* Exercise details: Reproduce the section of the listing that begins at the line containing "Convert this chart to Plotly code." and finishes at the line containing "subj_dotted_b = [48, 55, 56, 59, 66]". Include both end lines and nothing beyond them.
····················
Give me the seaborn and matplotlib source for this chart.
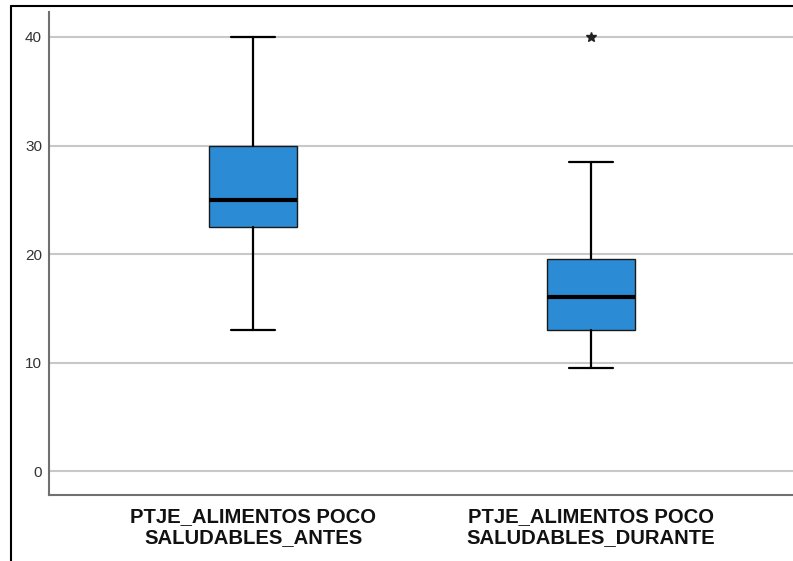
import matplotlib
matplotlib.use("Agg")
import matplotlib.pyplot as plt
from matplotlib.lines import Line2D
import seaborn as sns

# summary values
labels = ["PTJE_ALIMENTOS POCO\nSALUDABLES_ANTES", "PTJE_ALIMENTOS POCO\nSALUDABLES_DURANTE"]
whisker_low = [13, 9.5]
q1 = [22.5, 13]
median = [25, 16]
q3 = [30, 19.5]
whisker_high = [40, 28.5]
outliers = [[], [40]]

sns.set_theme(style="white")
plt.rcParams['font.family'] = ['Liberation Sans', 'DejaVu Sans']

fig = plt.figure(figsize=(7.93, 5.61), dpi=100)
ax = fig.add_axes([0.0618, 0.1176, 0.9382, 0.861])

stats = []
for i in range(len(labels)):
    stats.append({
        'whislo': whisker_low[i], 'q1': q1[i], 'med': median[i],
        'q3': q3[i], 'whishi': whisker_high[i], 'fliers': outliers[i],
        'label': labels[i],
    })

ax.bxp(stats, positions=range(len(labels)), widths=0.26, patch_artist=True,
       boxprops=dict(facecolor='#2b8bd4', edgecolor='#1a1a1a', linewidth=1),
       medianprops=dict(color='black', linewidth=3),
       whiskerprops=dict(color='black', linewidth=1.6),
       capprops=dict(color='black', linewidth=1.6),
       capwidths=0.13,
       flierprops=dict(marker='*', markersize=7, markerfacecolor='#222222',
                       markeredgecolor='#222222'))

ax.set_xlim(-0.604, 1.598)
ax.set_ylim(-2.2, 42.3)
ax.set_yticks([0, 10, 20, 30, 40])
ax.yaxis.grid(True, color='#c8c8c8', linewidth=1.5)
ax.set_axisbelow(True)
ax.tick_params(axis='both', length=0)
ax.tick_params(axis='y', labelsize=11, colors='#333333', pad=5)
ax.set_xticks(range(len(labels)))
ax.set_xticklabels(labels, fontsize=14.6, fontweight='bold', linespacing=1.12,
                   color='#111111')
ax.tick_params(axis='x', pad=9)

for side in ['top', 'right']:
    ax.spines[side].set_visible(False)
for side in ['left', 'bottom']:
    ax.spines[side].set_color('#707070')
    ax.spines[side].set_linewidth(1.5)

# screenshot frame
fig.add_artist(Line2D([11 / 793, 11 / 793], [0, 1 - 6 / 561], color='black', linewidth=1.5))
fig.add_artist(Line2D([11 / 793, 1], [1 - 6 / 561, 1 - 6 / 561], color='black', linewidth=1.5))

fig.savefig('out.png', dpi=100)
····················
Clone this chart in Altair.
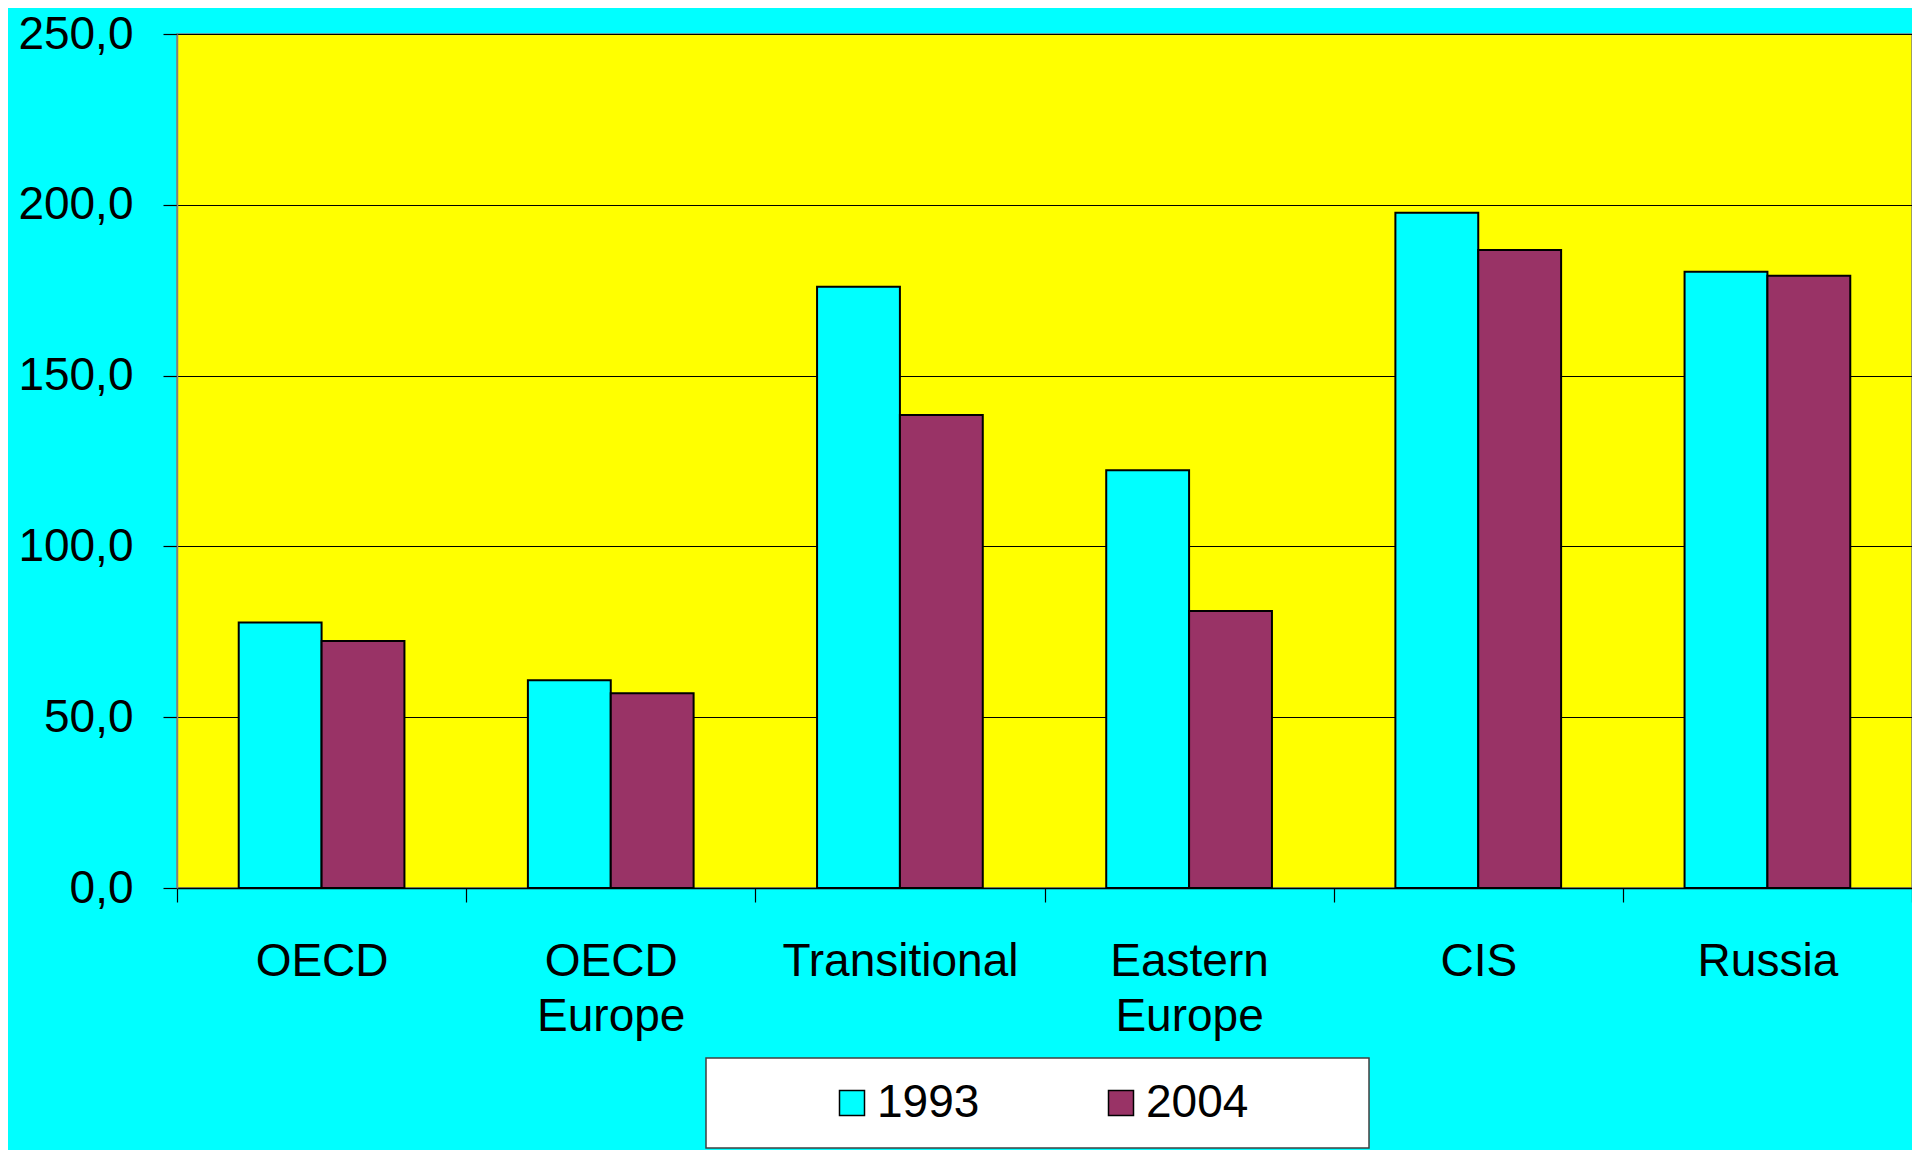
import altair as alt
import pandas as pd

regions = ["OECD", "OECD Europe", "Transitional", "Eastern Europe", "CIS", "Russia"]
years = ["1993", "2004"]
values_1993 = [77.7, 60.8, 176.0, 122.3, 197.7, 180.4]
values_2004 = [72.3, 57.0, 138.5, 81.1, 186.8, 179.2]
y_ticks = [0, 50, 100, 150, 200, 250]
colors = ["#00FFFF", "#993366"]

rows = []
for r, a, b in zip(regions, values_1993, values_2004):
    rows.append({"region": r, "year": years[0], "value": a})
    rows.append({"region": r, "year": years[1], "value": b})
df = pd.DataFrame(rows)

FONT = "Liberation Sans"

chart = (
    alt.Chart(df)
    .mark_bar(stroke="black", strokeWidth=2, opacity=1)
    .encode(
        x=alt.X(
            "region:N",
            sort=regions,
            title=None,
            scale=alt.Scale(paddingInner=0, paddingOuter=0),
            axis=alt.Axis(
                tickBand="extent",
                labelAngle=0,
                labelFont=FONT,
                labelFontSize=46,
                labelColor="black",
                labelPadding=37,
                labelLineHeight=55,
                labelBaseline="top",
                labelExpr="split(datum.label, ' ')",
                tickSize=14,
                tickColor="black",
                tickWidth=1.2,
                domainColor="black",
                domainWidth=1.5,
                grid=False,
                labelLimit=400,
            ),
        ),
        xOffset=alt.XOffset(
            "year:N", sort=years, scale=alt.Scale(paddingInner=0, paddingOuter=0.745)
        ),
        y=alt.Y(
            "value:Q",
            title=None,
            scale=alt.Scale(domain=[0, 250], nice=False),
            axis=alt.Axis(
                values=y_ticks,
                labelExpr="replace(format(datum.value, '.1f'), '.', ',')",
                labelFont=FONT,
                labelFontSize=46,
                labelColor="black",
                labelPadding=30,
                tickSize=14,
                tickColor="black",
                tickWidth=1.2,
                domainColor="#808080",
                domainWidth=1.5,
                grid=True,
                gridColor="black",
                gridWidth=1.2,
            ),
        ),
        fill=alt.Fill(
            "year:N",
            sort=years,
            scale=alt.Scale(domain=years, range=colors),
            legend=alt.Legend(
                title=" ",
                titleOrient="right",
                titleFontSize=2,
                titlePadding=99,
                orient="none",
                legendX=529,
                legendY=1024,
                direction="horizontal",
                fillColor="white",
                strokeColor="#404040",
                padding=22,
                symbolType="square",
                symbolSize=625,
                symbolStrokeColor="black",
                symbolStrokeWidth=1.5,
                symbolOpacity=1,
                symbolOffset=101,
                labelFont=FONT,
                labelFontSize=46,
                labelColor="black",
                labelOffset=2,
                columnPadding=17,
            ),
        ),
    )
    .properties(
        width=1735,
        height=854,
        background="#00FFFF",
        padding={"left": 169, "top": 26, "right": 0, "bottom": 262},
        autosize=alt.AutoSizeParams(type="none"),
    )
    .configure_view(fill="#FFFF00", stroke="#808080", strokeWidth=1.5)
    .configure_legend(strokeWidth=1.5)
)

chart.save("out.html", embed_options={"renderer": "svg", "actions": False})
····················
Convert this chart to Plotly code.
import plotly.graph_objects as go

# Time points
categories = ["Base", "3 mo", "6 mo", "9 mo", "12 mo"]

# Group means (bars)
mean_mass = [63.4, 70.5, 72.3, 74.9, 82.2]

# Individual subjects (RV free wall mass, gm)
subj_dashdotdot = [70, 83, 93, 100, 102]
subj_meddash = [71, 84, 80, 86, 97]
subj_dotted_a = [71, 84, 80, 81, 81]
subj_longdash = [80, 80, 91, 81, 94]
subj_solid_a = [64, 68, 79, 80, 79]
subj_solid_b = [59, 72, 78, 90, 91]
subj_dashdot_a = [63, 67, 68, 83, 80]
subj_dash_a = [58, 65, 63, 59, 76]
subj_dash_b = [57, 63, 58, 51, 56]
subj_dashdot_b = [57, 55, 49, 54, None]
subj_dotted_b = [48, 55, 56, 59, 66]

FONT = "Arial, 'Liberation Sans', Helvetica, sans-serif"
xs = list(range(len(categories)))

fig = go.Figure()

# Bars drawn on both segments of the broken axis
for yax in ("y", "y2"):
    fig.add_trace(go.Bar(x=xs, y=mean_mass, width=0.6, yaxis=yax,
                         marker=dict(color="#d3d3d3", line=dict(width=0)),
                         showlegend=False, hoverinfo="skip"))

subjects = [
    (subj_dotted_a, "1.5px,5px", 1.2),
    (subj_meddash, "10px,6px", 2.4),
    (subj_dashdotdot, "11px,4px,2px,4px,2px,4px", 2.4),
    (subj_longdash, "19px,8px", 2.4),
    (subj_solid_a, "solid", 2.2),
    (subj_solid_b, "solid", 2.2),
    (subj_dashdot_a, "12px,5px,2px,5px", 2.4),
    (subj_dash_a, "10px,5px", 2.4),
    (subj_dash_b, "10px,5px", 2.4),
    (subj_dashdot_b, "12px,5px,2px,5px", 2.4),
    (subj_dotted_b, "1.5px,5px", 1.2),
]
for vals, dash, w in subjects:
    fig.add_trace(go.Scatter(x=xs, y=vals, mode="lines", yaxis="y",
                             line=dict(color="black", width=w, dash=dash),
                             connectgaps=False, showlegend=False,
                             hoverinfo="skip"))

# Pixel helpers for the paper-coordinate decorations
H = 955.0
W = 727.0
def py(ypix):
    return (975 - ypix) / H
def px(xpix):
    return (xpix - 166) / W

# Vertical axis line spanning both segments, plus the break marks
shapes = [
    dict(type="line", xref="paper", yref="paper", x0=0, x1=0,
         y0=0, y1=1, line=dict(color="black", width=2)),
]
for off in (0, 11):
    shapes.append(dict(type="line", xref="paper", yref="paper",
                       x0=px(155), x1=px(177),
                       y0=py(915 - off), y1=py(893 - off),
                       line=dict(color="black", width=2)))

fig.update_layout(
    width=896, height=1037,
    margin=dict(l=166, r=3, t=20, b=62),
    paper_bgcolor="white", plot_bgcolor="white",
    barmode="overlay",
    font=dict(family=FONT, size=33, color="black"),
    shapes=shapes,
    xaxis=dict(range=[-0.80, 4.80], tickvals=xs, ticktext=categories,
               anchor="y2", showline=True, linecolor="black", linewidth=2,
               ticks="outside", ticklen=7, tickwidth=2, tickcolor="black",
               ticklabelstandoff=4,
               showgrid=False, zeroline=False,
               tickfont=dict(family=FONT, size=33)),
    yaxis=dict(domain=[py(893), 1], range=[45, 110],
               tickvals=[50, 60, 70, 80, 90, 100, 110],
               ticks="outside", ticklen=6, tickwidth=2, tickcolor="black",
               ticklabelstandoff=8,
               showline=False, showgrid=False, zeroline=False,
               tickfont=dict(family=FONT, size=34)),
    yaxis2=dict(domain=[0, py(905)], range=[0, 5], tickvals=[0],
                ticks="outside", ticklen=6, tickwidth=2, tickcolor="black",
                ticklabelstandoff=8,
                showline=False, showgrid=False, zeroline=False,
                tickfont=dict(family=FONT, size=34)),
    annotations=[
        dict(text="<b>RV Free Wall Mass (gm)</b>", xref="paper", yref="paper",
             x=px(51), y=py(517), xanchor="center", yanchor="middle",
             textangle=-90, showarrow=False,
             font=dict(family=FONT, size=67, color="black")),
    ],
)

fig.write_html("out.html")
····················
* Expected output:
Convert this chart to Plotly code.
import plotly.graph_objects as go

# Time points
categories = ["Base", "3 mo", "6 mo", "9 mo", "12 mo"]

# Group means (bars)
mean_mass = [63.4, 70.5, 72.3, 74.9, 82.2]

# Individual subjects (RV free wall mass, gm)
subj_dashdotdot = [70, 83, 93, 100, 102]
subj_meddash = [71, 84, 80, 86, 97]
subj_dotted_a = [71, 84, 80, 81, 81]
subj_longdash = [80, 80, 91, 81, 94]
subj_solid_a = [64, 68, 79, 80, 79]
subj_solid_b = [59, 72, 78, 90, 91]
subj_dashdot_a = [63, 67, 68, 83, 80]
subj_dash_a = [58, 65, 63, 59, 76]
subj_dash_b = [57, 63, 58, 51, 56]
subj_dashdot_b = [57, 55, 49, 54, None]
subj_dotted_b = [48, 55, 56, 59, 66]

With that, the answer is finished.